### Written problem
Begin with the first line below and retype each line exactly through the line containing "const pnLabelTempC = 45;". Any pictures are to be left out.
----- Data to use
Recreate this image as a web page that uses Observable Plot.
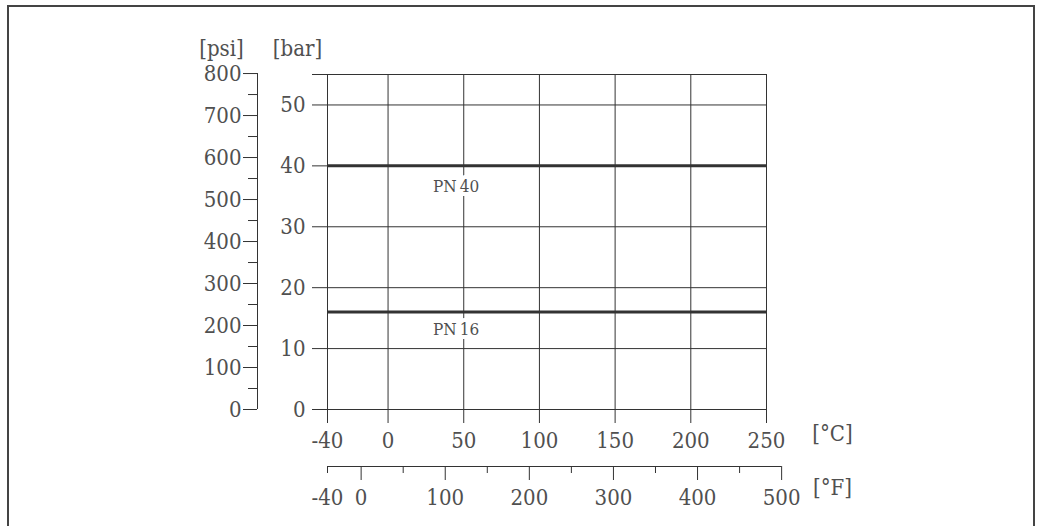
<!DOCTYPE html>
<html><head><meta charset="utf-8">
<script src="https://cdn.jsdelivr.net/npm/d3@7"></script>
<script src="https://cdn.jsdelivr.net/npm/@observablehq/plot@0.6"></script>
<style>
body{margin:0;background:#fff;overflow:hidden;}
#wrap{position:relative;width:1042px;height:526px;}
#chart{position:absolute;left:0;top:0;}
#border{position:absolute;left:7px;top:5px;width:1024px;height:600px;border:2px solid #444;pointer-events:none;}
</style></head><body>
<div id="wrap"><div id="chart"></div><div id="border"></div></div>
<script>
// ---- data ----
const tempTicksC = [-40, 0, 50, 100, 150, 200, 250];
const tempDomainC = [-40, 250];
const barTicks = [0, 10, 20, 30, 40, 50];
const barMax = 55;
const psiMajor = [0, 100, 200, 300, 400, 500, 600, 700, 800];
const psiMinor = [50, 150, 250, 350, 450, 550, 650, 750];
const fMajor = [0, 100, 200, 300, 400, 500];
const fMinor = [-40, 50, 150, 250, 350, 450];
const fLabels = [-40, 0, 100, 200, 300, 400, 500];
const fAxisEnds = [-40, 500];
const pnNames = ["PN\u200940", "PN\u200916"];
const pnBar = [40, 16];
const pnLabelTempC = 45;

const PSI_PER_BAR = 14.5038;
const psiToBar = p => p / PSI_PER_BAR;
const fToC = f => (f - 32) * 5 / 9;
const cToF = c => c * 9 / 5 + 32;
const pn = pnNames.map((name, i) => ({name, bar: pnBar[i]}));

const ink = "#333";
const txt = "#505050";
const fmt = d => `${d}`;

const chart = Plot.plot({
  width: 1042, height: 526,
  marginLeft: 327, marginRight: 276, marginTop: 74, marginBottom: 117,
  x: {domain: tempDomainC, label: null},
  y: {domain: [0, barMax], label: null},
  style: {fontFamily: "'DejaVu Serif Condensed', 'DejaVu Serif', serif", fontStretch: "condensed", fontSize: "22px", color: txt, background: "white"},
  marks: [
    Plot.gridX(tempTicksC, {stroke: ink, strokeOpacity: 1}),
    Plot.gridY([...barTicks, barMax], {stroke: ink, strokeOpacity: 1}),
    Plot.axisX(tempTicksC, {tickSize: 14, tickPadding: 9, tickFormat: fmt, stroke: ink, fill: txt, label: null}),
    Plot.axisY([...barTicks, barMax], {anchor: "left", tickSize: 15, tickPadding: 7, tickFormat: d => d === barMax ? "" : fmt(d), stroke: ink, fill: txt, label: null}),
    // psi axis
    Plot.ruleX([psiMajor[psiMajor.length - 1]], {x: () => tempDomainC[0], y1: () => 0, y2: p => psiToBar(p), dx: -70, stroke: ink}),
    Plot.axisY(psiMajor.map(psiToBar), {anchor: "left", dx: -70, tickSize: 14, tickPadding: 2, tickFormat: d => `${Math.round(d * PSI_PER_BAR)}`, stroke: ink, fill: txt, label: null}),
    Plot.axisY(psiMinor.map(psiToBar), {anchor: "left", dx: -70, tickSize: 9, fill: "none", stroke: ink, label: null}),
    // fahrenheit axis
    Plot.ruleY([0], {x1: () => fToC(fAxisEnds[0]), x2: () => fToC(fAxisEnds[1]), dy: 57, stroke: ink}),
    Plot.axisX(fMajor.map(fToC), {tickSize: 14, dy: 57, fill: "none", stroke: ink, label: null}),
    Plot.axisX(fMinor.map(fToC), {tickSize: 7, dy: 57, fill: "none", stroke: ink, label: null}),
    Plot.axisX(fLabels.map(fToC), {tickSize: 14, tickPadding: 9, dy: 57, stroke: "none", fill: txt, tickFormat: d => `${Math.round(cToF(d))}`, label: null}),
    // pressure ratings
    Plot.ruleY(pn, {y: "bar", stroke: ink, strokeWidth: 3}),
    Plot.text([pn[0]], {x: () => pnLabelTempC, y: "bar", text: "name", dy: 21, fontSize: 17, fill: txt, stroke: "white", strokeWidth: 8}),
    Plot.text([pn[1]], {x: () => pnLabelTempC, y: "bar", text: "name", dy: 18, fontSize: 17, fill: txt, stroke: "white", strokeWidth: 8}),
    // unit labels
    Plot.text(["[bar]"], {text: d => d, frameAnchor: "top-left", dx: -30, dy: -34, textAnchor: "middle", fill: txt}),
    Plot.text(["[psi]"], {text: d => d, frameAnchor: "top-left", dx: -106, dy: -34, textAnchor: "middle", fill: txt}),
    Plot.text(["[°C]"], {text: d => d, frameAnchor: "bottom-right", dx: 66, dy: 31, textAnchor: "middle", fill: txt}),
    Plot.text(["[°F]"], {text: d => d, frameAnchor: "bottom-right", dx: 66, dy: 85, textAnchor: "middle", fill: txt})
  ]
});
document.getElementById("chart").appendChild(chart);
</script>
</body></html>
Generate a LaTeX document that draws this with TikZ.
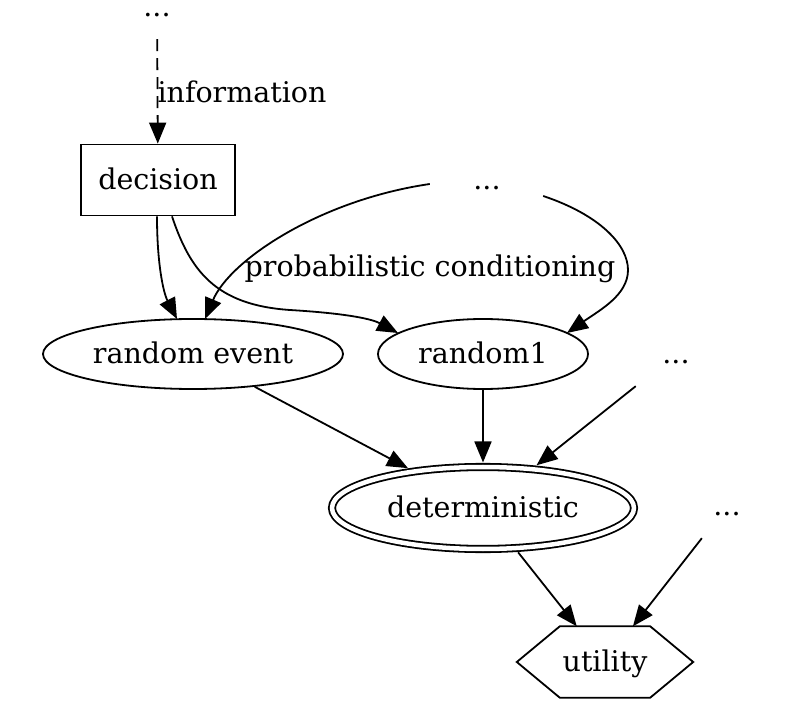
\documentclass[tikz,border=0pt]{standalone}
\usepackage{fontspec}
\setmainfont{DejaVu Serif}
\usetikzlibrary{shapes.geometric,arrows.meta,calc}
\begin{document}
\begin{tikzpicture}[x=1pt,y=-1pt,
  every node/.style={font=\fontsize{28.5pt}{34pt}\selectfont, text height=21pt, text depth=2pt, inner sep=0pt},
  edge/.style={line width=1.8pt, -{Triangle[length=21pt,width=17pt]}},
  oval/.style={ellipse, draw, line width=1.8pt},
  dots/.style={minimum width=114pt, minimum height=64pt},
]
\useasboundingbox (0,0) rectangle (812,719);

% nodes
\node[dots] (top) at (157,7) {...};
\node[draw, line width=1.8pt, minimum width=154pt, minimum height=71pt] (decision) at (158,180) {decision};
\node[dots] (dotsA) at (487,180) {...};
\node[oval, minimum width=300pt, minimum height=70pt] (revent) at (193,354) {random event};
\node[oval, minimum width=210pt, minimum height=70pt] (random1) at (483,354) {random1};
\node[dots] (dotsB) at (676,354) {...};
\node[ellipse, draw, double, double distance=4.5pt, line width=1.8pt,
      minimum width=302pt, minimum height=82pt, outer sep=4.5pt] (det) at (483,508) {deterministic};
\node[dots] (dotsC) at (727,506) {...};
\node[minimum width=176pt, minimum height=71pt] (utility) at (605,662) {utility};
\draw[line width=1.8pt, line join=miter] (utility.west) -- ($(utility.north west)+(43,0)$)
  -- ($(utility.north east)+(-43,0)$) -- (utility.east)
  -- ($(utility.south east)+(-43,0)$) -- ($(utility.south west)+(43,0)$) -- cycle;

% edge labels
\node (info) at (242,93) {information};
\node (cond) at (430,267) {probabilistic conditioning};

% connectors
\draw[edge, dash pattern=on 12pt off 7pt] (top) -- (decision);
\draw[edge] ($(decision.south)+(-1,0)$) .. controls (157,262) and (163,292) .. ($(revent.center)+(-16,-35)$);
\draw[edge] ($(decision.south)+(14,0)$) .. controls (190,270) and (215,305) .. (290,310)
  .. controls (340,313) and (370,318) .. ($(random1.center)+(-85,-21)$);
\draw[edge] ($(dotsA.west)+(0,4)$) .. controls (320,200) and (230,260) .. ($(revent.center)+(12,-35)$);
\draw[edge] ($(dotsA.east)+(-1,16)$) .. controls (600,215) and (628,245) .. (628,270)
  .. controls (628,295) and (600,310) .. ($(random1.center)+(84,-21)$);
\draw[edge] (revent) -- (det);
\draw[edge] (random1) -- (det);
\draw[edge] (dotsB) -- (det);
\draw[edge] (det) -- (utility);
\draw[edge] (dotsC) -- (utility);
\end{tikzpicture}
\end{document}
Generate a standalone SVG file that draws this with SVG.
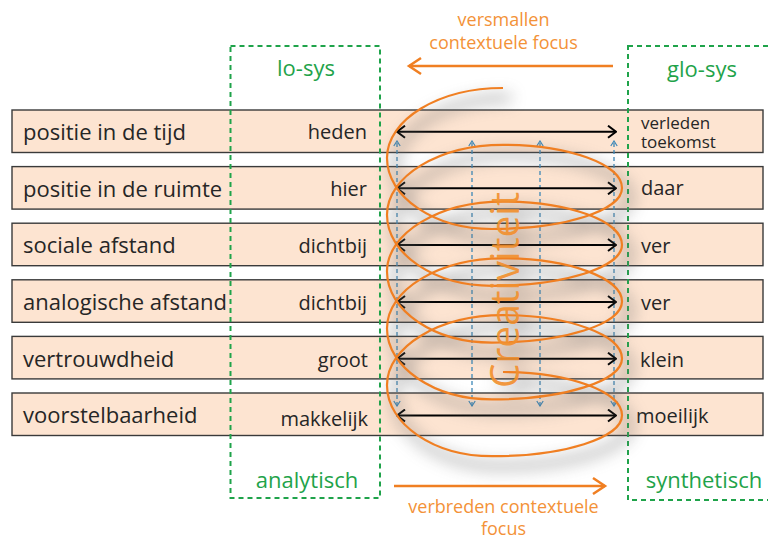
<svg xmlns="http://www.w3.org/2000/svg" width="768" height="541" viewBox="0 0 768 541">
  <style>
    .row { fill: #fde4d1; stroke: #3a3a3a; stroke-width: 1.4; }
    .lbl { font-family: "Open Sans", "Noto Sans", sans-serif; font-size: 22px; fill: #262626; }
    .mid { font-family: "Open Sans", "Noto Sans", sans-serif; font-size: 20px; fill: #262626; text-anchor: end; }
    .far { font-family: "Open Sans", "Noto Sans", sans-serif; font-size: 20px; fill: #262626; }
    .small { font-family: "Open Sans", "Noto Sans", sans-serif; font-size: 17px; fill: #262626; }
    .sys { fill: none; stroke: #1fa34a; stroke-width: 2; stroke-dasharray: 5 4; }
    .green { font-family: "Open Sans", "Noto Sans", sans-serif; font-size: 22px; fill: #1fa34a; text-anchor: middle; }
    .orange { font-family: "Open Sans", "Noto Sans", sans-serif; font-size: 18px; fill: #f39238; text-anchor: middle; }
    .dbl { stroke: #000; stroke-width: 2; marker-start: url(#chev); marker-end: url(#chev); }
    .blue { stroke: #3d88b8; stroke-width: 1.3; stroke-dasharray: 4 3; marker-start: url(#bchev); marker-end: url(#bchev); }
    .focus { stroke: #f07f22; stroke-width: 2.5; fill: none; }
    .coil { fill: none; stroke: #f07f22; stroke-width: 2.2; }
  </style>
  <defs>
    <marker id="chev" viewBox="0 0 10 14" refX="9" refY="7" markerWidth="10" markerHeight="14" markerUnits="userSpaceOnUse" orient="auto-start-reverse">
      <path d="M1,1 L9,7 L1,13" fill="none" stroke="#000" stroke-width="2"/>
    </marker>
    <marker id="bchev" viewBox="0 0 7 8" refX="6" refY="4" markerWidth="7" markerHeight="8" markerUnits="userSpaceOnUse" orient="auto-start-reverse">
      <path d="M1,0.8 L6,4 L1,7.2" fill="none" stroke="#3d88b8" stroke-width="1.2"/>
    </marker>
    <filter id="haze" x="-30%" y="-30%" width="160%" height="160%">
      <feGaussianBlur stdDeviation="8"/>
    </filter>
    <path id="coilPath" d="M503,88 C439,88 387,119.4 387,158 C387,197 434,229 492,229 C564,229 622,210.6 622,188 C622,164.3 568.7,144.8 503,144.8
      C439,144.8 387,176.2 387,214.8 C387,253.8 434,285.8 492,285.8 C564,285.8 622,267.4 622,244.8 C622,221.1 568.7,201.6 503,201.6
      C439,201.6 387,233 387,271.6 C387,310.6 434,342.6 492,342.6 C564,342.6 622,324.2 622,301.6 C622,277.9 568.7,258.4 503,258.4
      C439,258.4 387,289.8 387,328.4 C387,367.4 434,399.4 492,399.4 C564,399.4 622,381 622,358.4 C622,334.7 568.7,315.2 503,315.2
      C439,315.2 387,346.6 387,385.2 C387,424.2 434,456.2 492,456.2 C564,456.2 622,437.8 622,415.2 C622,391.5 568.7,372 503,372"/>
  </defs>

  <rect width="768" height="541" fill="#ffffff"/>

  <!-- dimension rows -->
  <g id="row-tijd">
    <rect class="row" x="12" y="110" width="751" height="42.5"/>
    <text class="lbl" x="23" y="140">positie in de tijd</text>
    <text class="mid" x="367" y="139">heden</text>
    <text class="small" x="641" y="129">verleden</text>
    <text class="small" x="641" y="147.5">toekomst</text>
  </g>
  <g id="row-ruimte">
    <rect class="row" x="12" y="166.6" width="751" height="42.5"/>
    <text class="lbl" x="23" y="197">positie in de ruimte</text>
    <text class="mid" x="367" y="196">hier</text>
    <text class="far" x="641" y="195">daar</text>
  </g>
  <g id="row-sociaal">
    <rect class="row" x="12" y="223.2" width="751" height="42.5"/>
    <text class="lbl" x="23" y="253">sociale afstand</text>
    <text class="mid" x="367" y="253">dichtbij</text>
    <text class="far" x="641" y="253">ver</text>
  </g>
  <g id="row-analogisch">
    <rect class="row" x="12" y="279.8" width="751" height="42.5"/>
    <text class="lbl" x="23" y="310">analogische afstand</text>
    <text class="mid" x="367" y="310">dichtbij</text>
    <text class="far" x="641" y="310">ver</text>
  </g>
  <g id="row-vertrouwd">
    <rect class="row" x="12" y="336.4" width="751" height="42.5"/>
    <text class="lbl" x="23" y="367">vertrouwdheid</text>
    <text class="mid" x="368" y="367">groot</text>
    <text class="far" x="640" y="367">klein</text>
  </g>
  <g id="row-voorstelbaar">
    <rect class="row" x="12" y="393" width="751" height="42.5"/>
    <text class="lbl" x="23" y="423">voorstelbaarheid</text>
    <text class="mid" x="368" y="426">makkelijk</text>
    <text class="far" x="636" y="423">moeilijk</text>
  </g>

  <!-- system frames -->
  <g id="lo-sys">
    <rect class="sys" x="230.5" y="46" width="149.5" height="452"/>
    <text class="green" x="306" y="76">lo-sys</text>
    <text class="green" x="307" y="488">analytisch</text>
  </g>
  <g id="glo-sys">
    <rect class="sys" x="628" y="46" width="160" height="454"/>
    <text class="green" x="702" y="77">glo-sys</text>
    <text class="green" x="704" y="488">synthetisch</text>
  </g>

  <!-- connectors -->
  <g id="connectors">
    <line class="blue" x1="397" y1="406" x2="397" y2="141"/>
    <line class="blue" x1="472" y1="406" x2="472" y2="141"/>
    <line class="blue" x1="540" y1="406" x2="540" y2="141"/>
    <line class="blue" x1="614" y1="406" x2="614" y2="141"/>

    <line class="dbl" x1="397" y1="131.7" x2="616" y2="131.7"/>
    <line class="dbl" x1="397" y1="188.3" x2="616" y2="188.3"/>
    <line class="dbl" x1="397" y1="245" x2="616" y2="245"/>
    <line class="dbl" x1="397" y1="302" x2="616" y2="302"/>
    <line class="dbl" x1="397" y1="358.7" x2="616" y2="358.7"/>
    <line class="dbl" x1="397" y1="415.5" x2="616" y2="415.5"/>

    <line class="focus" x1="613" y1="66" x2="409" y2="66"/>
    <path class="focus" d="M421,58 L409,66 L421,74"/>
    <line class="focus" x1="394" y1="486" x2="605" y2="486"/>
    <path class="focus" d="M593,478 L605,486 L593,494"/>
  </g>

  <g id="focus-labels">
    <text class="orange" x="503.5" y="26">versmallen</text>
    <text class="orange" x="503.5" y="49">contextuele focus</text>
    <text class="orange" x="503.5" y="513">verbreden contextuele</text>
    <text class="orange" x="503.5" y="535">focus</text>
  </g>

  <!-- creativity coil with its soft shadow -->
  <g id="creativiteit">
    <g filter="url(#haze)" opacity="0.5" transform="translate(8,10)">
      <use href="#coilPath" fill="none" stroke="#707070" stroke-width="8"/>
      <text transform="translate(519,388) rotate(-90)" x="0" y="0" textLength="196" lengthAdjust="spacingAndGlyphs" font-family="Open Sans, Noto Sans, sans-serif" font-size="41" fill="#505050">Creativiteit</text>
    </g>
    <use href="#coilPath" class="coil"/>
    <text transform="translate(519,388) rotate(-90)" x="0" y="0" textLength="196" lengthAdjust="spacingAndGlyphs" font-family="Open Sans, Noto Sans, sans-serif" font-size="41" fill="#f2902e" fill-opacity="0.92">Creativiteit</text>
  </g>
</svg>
----------
### Answer in full
Recreate this image as a web page that uses Observable Plot.
<!DOCTYPE html>
<html><head><meta charset="utf-8">
<script src="https://cdn.jsdelivr.net/npm/d3@7"></script>
<script src="https://cdn.jsdelivr.net/npm/@observablehq/plot@0.6"></script>
<style>
body{margin:0;background:#fff;overflow:hidden;}
#wrap{position:relative;width:1042px;height:526px;}
#chart{position:absolute;left:0;top:0;}
#border{position:absolute;left:7px;top:5px;width:1024px;height:600px;border:2px solid #444;pointer-events:none;}
</style></head><body>
<div id="wrap"><div id="chart"></div><div id="border"></div></div>
<script>
// ---- data ----
const tempTicksC = [-40, 0, 50, 100, 150, 200, 250];
const tempDomainC = [-40, 250];
const barTicks = [0, 10, 20, 30, 40, 50];
const barMax = 55;
const psiMajor = [0, 100, 200, 300, 400, 500, 600, 700, 800];
const psiMinor = [50, 150, 250, 350, 450, 550, 650, 750];
const fMajor = [0, 100, 200, 300, 400, 500];
const fMinor = [-40, 50, 150, 250, 350, 450];
const fLabels = [-40, 0, 100, 200, 300, 400, 500];
const fAxisEnds = [-40, 500];
const pnNames = ["PN\u200940", "PN\u200916"];
const pnBar = [40, 16];
const pnLabelTempC = 45;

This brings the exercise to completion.